Dealing With Change

Editorial, by Jon L. Jordan, MD, JD

Depending on the individual’s perspective, confronting and dealing with technical and organizational change presents one of the greatest challenges managers or employees face during their working lifetime. And yet, everyone knows, or should know, that change is inevitable and, in many cases, absolutely necessary.

During the time I have spent as a manager in the Office of Aerospace Medicine, I have had the opportunity to witness relatively dramatic changes in the content and administration of FAA’s programs, not the least of which have been changes in the medical programs. Organizational structure has undergone numerous modifications to accommodate, among others, changing program needs and new management philosophies. Advances in technology and fresh ideas by new as well as experienced employees and managers have opened both minds and doors to innovative changes.

With the advent of required electronic transmission of airman medical certification data and the digital electronic transmission of electrocardiograms, we are about to experience a dramatic change in respect to the management of the airman medical certification system.

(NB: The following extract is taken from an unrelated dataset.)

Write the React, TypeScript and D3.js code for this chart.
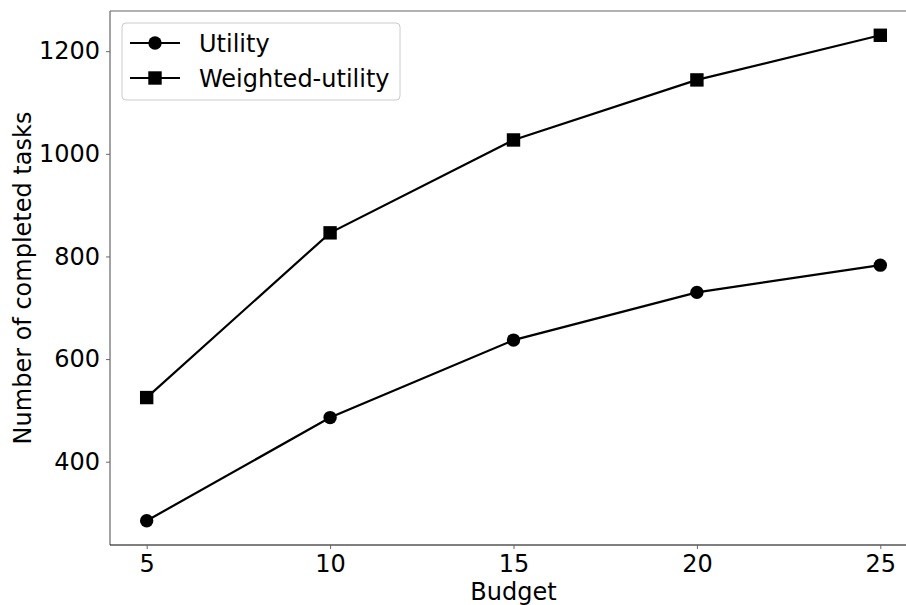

We recognize that for some aviation medical examiners this change will present a significant challenge. With the institution at the Aeromedical Certification Division of the document imaging workflow system that encompasses the receipt of electronically transmitted medical data and permits the electronic storage and processing of all medical certification data, our staff at the Division will be challenged in adjusting to this new way of “doing business.” While adjusting to this change has the potential for being somewhat painful and disruptive, its implementation is absolutely essential if we expect to improve the quality and efficiency of the medical certification process.

In speaking of change, I am also reminded that significant adjustments are required when “key” personnel either join or leave an organization. In the last several years, the Office of Aerospace Medicine has experienced new vitality through the addition of highly energetic and innovative employees. On the other hand, we have also experienced some negative change as a result of losses of employees. One such loss has now occurred that significantly impacts civil aviation medicine generally as well as me personally.

Dr. William H. Hark stepped down as Deputy Federal Air Surgeon on July 2, leaving a void in the office that is difficult to fill. I have known Bill for the better part of 30 years and have worked with him closely for more than 20. He has been my teacher, counsel, and friend through all these years, and he has had an incalculable influence on the development and administration of civil aviation medical programs in the United States.

While I usually view the opportunity for change in a positive and enthusiastic manner, this is one that I do not relish.

I wish Bill well in his retirement, and I recognize that this is a direction that we all must take sooner or later. Nonetheless, dealing with his departure presents one of the most difficult organizational challenges that the Office of Aerospace Medicine and I have had to face in many years. Although this is a painful problem, I feel certain that we will deal successfully with it, just as I feel certain that we all will deal successfully with the changes now imminent for the medical certification system.